Turning away from Roe v. Wade

Abortion is murder and should be illegal, period. Hopefully pro-lifers would all agree on that. So what happens when our avenue of making it illegal disintegrates? Many people, tired of fighting the political battle, are transitioning to an effort to fight the underlying causes of abortion. A lot of the people that I’ve heard talk about this have talked about changing hearts and minds, but a disturbing few have started picking up big-government catchphrases, subsidized this and subsidized that, etc.

The problem is, the alternatives offered to us by politicians will only make matters worse. Things like subsidized contraceptives and subsidized child care may seem wise, but in the long run they only continue the great American tradition of irresponsibility. Most of those who have abortions and those who care very little for their children have one thing in common: irresponsibility. Making it easier for irresponsible people to have worthless sex, then dump their kids off at a daycare at America’s expense only creates a new generation of irresponsible people.

Although the GOP has not given us much aid in our cause to make murder illegal, the liberal alternatives only increase the underlying causes of abortion. Fight the underlying causes of abortion, yes, but fight it by changing hearts and minds, not by encouraging irresponsibility.

It makes me sad to see some pro-lifers resign themselves this way, being lured to seek alternatives to banning Roe v. Wade that are simply more governmental fixes to sin – fixes that never have helped, fixes that never will.

Today I ran across this quote in the Crunchy Con combox, from Obama in an interview in Christianity Today:

Our goal should be to make abortion less common, that we should be discouraging unwanted pregnancies, that we should encourage adoption wherever possible. There is a range of ways that we can educate our young people about the sacredness of sex and we should not be promoting the sort of casual activities that end up resulting in so many unwanted pregnancies.

I’m not going to comment on his vagueness (although I suppose I just did), but I hope for everyone’s sake that he actually means what he seems to be saying here. If there’s one thing Democrats will fight for, it’s the right to have sex wherever, with whomever, and in whatever way we like; considering that they’ve traditionally been “sexual liberation” flag-wavers, it seems strange for Obama to suggest that we seriously try to restrict our promiscuous sex. I wonder if he’d say the same thing to a magazine besides Christianity Today.

4 Responses to “Turning away from Roe v. Wade”

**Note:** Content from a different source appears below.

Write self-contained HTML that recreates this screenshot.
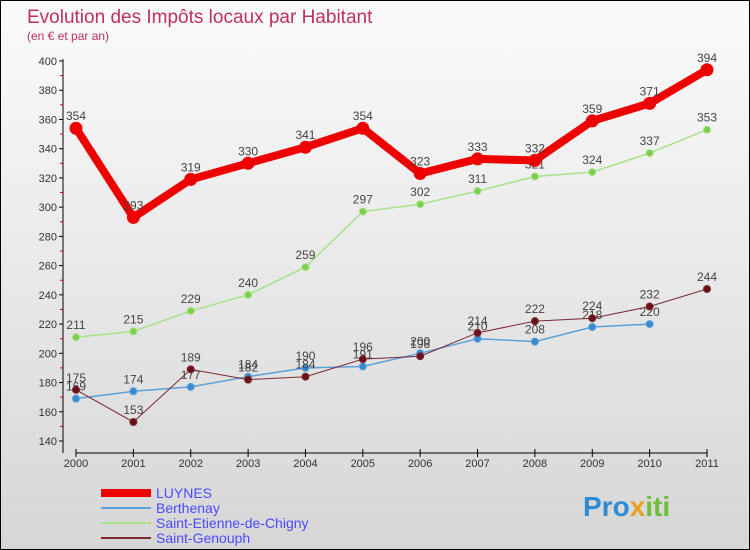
<!DOCTYPE html>
<html><head><meta charset="utf-8"><style>
body{margin:0}
#c{width:750px;height:550px;position:relative;box-sizing:border-box;border:1px solid #000;background:linear-gradient(#fbfbfb,#d6d6d6);font-family:"Liberation Sans",sans-serif;overflow:hidden}
</style></head><body>
<div id="c">
<svg id="s" width="750" height="550" style="position:absolute;left:0;top:0">
<text x="26" y="22" font-size="19" fill="#c0305a">Evolution des Impôts locaux par Habitant</text>
<text x="26" y="39" font-size="12" fill="#c0305a">(en € et par an)</text>
<g id="axes"></g><g id="series"></g><g id="legend"></g>
<text x="582" y="515" font-size="28" font-weight="bold" fill="#2e8bd6">Pro<tspan fill="#e8a020">x</tspan><tspan fill="#6cbf3a">iti</tspan></text>
</svg>
</div>
<script>
const years=[2000,2001,2002,2003,2004,2005,2006,2007,2008,2009,2010,2011];
const yTicks=[140,160,180,200,220,240,260,280,300,320,340,360,380,400];
const luynes=[354,293,319,330,341,354,323,333,332,359,371,394];
const berthenay=[169,174,177,184,190,191,200,210,208,218,220,null];
const stEtienne=[211,215,229,240,259,297,302,311,321,324,337,353];
const stGenouph=[175,153,189,182,184,196,198,214,222,224,232,244];
const NS="http://www.w3.org/2000/svg";
const X=i=>75+i*(706-75)/11;
const Y=v=>60+(400-v)*(440-60)/260;
function mk(t,a,p){const e=document.createElementNS(NS,t);for(const k in a)e.setAttribute(k,a[k]);p.appendChild(e);return e;}
const ax=document.getElementById('axes');
let yl=mk('line',{x1:62,y1:58,x2:62,y2:452,stroke:'#000'},ax);


let xl=mk('line',{x1:75,y1:452,x2:706,y2:452,stroke:'#000'},ax);


yTicks.forEach((v,i)=>{mk('line',{x1:58,x2:62,y1:Y(v),y2:Y(v),stroke:'#000'},ax);
 if(i<yTicks.length-1)mk('line',{x1:59,x2:62,y1:Y(v+10),y2:Y(v+10),stroke:'#d00'},ax);
 const t=mk('text',{x:56,y:Y(v)+4,'text-anchor':'end','font-size':11,fill:'#333'},ax);t.textContent=v;
 
 });
years.forEach((y,i)=>{mk('line',{x1:X(i),x2:X(i),y1:448,y2:456,stroke:'#000'},ax);
 const t=mk('text',{x:X(i),y:466,'text-anchor':'middle','font-size':11,fill:'#333'},ax);t.textContent=y;
 
 });
const sg=document.getElementById('series');
function draw(data,color,fill,w,r,name){
 const g=mk('g',{},sg);
 
 
 let d='';data.forEach((v,i)=>{if(v!=null)d+=(d?'L':'M')+X(i)+','+Y(v);});
 mk('path',{d:d,fill:'none',stroke:color,'stroke-width':w},g);
 data.forEach((v,i)=>{if(v==null)return;
  const c=mk('circle',{cx:X(i),cy:Y(v),r:r,fill:fill,stroke:color,'stroke-width':1},g);
  
  
  const t=mk('text',{x:X(i),y:Y(v)-8,'text-anchor':'middle','font-size':12,fill:'#444'},g);t.textContent=v;
  
  });
}
draw(berthenay,'#5aa0d8','#3a8ad0',1.5,3.5,'berthenay');
draw(stEtienne,'#a8e08a','#7ccf4a',1.5,3.5,'saint-etienne');
draw(stGenouph,'#7a2a30','#6a1018',1,3.5,'saint-genouph');
draw(luynes,'#ee0000','#ee0000',8,6,'luynes');
const lg=document.getElementById('legend');
[['LUYNES','#ee0000',8],['Berthenay','#5aa0d8',2],['Saint-Etienne-de-Chigny','#a8e08a',2],['Saint-Genouph','#7a2a30',2]].forEach((e,i)=>{
 const y=492+i*15;
 const g=mk('g',{},lg);
 
 
 mk('line',{x1:100,x2:150,y1:y,y2:y,stroke:e[1],'stroke-width':e[2]},g);
 const t=mk('text',{x:155,y:y+5,'font-size':14,fill:'#4a4aff'},g);t.textContent=e[0];});
</script>
</body></html>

  1. thirdpartypirate Says:

    people should be permitted to freely discourage abortion but it should NOT be made law!

    http://www.mediamyopic.wordpress.com

  2. I understand where you’re coming from, but I cannot hold that abortion is murder and that it should be legal at the same time. To believe one is to deny the other.

  3. Banning abortion is not the answer – it only results in people finding nasty and desperate ways to go around the law. There’s already too much despair out there without adding to the numbers of damaged children whose mothers didn’t have the resources to take care of them and whose fathers skipped off. Making adoptions easier may be one solution, as would providing cheaper access to childcare so single parents could afford to work and take care of a child.
    Having said that, I remember the single mother living in the apartment next door to me with a clearly-abused child. She was constantly swearing at him and calling him stupid and slapping him around. I shudder when I remember those scenes. Then she got pregnant again and I realized it was must have been for the extra money people get on welfare when they have children to care for… I wish there was some way that society could be more caring for its lost ones, that every child could be a wanted child.

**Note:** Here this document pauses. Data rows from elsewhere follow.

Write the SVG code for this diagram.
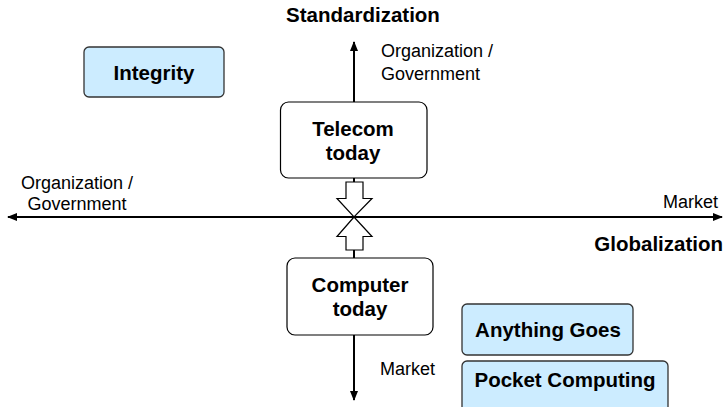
<svg xmlns="http://www.w3.org/2000/svg" width="726" height="407" viewBox="0 0 726 407">
<style>
.lbl{font-family:"Liberation Sans",Arial,sans-serif;font-size:18px;fill:#000}
.bold{font-family:"Liberation Sans",Arial,sans-serif;font-size:20.5px;font-weight:bold;fill:#000}
.wbox{fill:#fff;stroke:#000;stroke-width:1.2}
.bbox{fill:#CCECFF;stroke:#333;stroke-width:1.3}
.axis{stroke:#000;stroke-width:2;fill:none}
.hollow{fill:#fff;stroke:#000;stroke-width:1.2}
</style>
<defs>
<marker id="ah" markerWidth="10" markerHeight="8" refX="9" refY="4" orient="auto" markerUnits="userSpaceOnUse">
<path d="M0,0 L10,4 L0,8 Z" fill="#000"/>
</marker>
</defs>
<rect width="726" height="407" fill="#fff"/>
<g id="connectors">
<line class="axis" x1="360" y1="217" x2="722" y2="217" marker-end="url(#ah)"/>
<line class="axis" x1="360" y1="217" x2="8" y2="217" marker-end="url(#ah)"/>
<line class="axis" x1="354" y1="102" x2="354" y2="42" marker-end="url(#ah)"/>
<line class="axis" x1="354" y1="178" x2="354" y2="258"/>
<line class="axis" x1="354" y1="335" x2="354" y2="400" marker-end="url(#ah)"/>
<path id="down-arrow" class="hollow" d="M346,182 H363 V198.5 H372 L354,217 L337,198.5 H346 Z"/>
<path id="up-arrow" class="hollow" d="M354,217 L372,236.5 H363 V250 H346 V236.5 H337 Z"/>
</g>
<g id="axis-labels">
<text class="bold" x="363" y="22" text-anchor="middle">Standardization</text>
<text class="bold" x="723" y="251" text-anchor="end">Globalization</text>
<text class="lbl" x="381" y="57">Organization /</text>
<text class="lbl" x="381" y="80">Government</text>
<text class="lbl" x="77" y="189" text-anchor="middle">Organization /</text>
<text class="lbl" x="77" y="210" text-anchor="middle">Government</text>
<text class="lbl" x="718" y="208" text-anchor="end">Market</text>
<text class="lbl" x="380" y="375">Market</text>
</g>
<g id="integrity">
<rect class="bbox" x="84" y="47" width="140" height="50" rx="5"/>
<text class="bold" x="154" y="80" text-anchor="middle">Integrity</text>
</g>
<g id="telecom">
<rect class="wbox" x="280.5" y="102" width="146.5" height="76" rx="8"/>
<text class="bold" x="353" y="136" text-anchor="middle">Telecom</text>
<text class="bold" x="353" y="160" text-anchor="middle">today</text>
</g>
<g id="computer">
<rect class="wbox" x="287" y="258" width="146" height="77" rx="8"/>
<text class="bold" x="360" y="292" text-anchor="middle">Computer</text>
<text class="bold" x="360" y="316" text-anchor="middle">today</text>
</g>
<g id="anything-goes">
<rect class="bbox" x="462" y="304" width="171" height="51" rx="5"/>
<text class="bold" x="548" y="337" text-anchor="middle">Anything Goes</text>
</g>
<g id="pocket-computing">
<rect class="bbox" x="462" y="361" width="206" height="60" rx="5"/>
<text class="bold" x="565" y="387" text-anchor="middle">Pocket Computing</text>
</g>
</svg>
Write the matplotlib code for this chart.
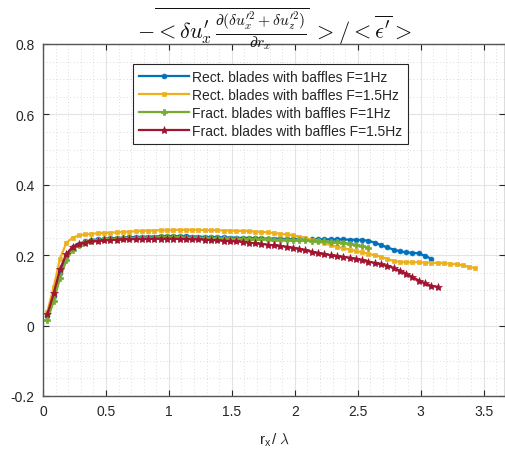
import numpy as np
import matplotlib
matplotlib.use('Agg')
import matplotlib.pyplot as plt
from matplotlib.ticker import MultipleLocator

plt.rcParams['font.family'] = ['Liberation Sans', 'DejaVu Sans']
plt.rcParams['mathtext.fontset'] = 'cm'

# sampling of the curves (r_x / lambda)
x0 = 0.035
dx = 0.05

rect_1hz = [0.028, 0.085, 0.150, 0.197, 0.222, 0.233, 0.239, 0.243, 0.245, 0.247,
            0.248, 0.249, 0.250, 0.251, 0.252, 0.252, 0.253, 0.253, 0.254, 0.254,
            0.254, 0.254, 0.254, 0.253, 0.253, 0.252, 0.252, 0.251, 0.251, 0.250,
            0.250, 0.249, 0.249, 0.248, 0.248, 0.247, 0.247, 0.247, 0.246, 0.246,
            0.246, 0.246, 0.245, 0.245, 0.245, 0.245, 0.245, 0.245, 0.244, 0.244,
            0.243, 0.241, 0.236, 0.229, 0.222, 0.216, 0.211, 0.208, 0.207, 0.205,
            0.198, 0.190]
rect_15hz = [0.040, 0.110, 0.190, 0.235, 0.250, 0.256, 0.259, 0.261, 0.262, 0.263,
             0.264, 0.265, 0.266, 0.267, 0.268, 0.269, 0.270, 0.270, 0.271, 0.271,
             0.272, 0.272, 0.272, 0.272, 0.272, 0.271, 0.271, 0.271, 0.270, 0.270,
             0.269, 0.269, 0.268, 0.267, 0.266, 0.265, 0.263, 0.261, 0.259, 0.256,
             0.253, 0.249, 0.244, 0.239, 0.234, 0.229, 0.224, 0.220, 0.216, 0.212,
             0.208, 0.204, 0.200, 0.196, 0.189, 0.184, 0.181, 0.180, 0.180, 0.180,
             0.179, 0.179, 0.178, 0.177, 0.176, 0.174, 0.171, 0.167, 0.163]
fract_1hz = [0.015, 0.070, 0.135, 0.185, 0.215, 0.230, 0.237, 0.241, 0.243, 0.245,
             0.246, 0.247, 0.248, 0.249, 0.249, 0.250, 0.250, 0.250, 0.251, 0.251,
             0.251, 0.251, 0.250, 0.250, 0.250, 0.249, 0.249, 0.248, 0.248, 0.247,
             0.247, 0.246, 0.246, 0.245, 0.245, 0.245, 0.244, 0.244, 0.244, 0.244,
             0.243, 0.242, 0.241, 0.240, 0.239, 0.238, 0.237, 0.235, 0.233, 0.230,
             0.226, 0.221]
fract_15hz = [0.032, 0.092, 0.160, 0.203, 0.224, 0.232, 0.236, 0.239, 0.240, 0.242,
              0.243, 0.244, 0.245, 0.245, 0.246, 0.246, 0.246, 0.247, 0.247, 0.247,
              0.247, 0.246, 0.246, 0.245, 0.245, 0.244, 0.243, 0.242, 0.241, 0.240,
              0.239, 0.238, 0.236, 0.234, 0.232, 0.230, 0.228, 0.226, 0.224, 0.221,
              0.218, 0.214, 0.210, 0.206, 0.203, 0.200, 0.197, 0.195, 0.193, 0.190,
              0.186, 0.182, 0.178, 0.174, 0.170, 0.164, 0.156, 0.148, 0.138, 0.128,
              0.120, 0.113, 0.110]

labels = ['Rect. blades with baffles F=1Hz', 'Rect. blades with baffles F=1.5Hz',
          'Fract. blades with baffles F=1Hz', 'Fract. blades with baffles F=1.5Hz']

fig = plt.figure(figsize=(5.05, 4.52), dpi=100)
ax = fig.add_axes([43/505, 55/452, 462/505, 352/452])

series = [rect_1hz, rect_15hz, fract_1hz, fract_15hz]
styles = [('#0072BD', 'o', 3.5), ('#EDB120', 's', 3.2),
          ('#77AC30', 'P', 4.5), ('#A2142F', '*', 6.0)]
for y, lab, (c, m, ms) in zip(series, labels, styles):
    x = x0 + dx * np.arange(len(y))
    ax.plot(x, y, color=c, marker=m, ms=ms, lw=1.6, mew=0.5, label=lab)

ax.set_xlim(0, 3.67)
ax.set_ylim(-0.2, 0.8)
ax.xaxis.set_major_locator(MultipleLocator(0.5))
ax.xaxis.set_minor_locator(MultipleLocator(0.1))
ax.yaxis.set_major_locator(MultipleLocator(0.2))
ax.yaxis.set_minor_locator(MultipleLocator(0.05))
fmt = plt.FuncFormatter(lambda v, p: '%g' % round(v, 2))
ax.xaxis.set_major_formatter(fmt)
ax.yaxis.set_major_formatter(fmt)

ax.grid(which='major', color='#e3e3e3', lw=0.8, ls='-')
ax.grid(which='minor', color='#d2d2d2', lw=0.6, ls=(0, (1, 3)))
ax.set_axisbelow(True)

ax.tick_params(which='major', direction='in', length=4, width=0.8, color='#262626',
               top=True, right=True, labelsize=10, labelcolor='#262626', pad=6)
ax.tick_params(which='minor', length=0)
for s in ax.spines.values():
    s.set_color('#555555')
    s.set_linewidth(1.0)

ax.set_title(r'$-\overline{<\delta u^{\prime}_x\,\frac{\partial(\delta u^{\prime 2}_x+\delta u^{\prime 2}_z)}{\partial r_x}}\;>/<\overline{\epsilon^{\prime}}>$',
             fontsize=16, pad=5, color='#111111')
ax.set_xlabel(r'r$_\mathregular{x}$/ $\lambda$', fontsize=11, color='#262626', labelpad=9)

leg = ax.legend(loc='upper left', bbox_to_anchor=(0.195, 0.943), fontsize=10,
                handlelength=3.6, handletextpad=0.25, borderpad=0.4, labelspacing=0.3,
                fancybox=False, framealpha=1, edgecolor='#262626', borderaxespad=0)
leg.get_frame().set_linewidth(0.8)
for t in leg.get_texts():
    t.set_color('#262626')

plt.savefig('out.png', dpi=100)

  4. I agree that there are a lot of good solutions to the problem besides making it illegal. I’m all for programs and efforts to end abortion on a societal level. I’ve known unwanted children and I don’t want to see any more unwanted children or irresponsible parents.

    I do not and cannot regard the illegality of abortion as being negotiable or something that can be reasoned around. If it’s wrong to kill an infant – if it’s murder – then it should be illegal, no ifs, ands, or buts. Just like torture – if it’s wrong universally, it should be illegal.

    I’m not advocating that every piece of Christian morality be turned into law, but I do think that when it comes to matters of life and limb, people should be bound by a oriented to something more just than “how can we best get people to stop doing X”.